My goal, with hydration, is to not just replace fluids, but electrolytes ... without sugar. Emphasizing salt, which has been given a bad rap here in America over the last few decades. I could just salt a diluted fruit juice, though, to keep things healthier than the usual mass-production solution. But I’ve been at cross-purposes, thinking of Pedialyte for exercise, rather than just heat-prostration.
Real adobe living is great. You know it instantly when you walk inside, there’s an a/c like coolness ... enhanced when they do a natural treatment on the floor, like tile. Modern tech on the roof, however, improves on the historical model. Heavily insulated tin or steel roofs seem best here. You automatically feel grounded in an adobe home, and it’s not just some new-age perception. It just feels right.
Rammed earth is fantastic too, when folks build those walls even thicker than adobe. Hay bale, I’m not so fond of. One hole in the stucco, and you’ve got a huge rodent issue (here in bubonic plague country, too). And though folks say settling is minimal if done properly, I remain skeptical over longevity.
Arab culture has been living with heat significantly longer than we have here in New Mexico, and of course Arab culture heavily influenced the Spanish ... I love finding out more about the various adaptations to their environment. I mentioned Nader Khalili; look for some of his books. He has a great one on creating ceramic houses, which mentions the windscoop concept I highlighted. He’s changed over to another technique now, though ... ‘tube building’. His goal is to find a low-cost, low-skill method for building homes. He also has a website: http://www.calearth.org/.
Thanks for these reminders, a few new ones here for me. I recently moved from mostly cool Vermont to hot, humid upstate NY and am really feeling the difference.
RE: electrolyte type drinks, see if you can find Emer’gen-C at a health food store. They’re come in single-serving packets of powder & you add water. Sweetened with fructose, and I think at least one flavor is fructose-free.

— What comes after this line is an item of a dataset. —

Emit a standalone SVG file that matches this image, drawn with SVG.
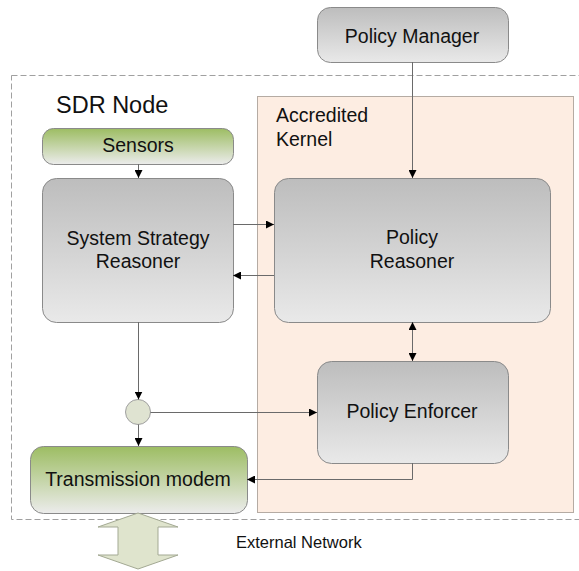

I just moved from a house where we had no A/C but we did have a whole-house fan - a fan in the ceiling that, when on, creates a vacuum from the living area pulling air to the attic. It was awesome - just open windows, turn that on, and the whole house is to the temperature of outside within an hour.
Doesn’t help much when its humid and overnight lows are 75, but in a dry heat environment where it cools at night, a whole house fan would be great.
I’m finding that I’m not the only one to discover auto windshield reflectors. Got mine at the dollar store. Unless you’re an early riser (I’m not) it’s a good idea to cover east windows before you go to bed. Never give that sun a chance to sneak in. It makes a huge difference.

...and water, water, water: “If you’re not peeing; you’re not hydrating” (old medic-fu).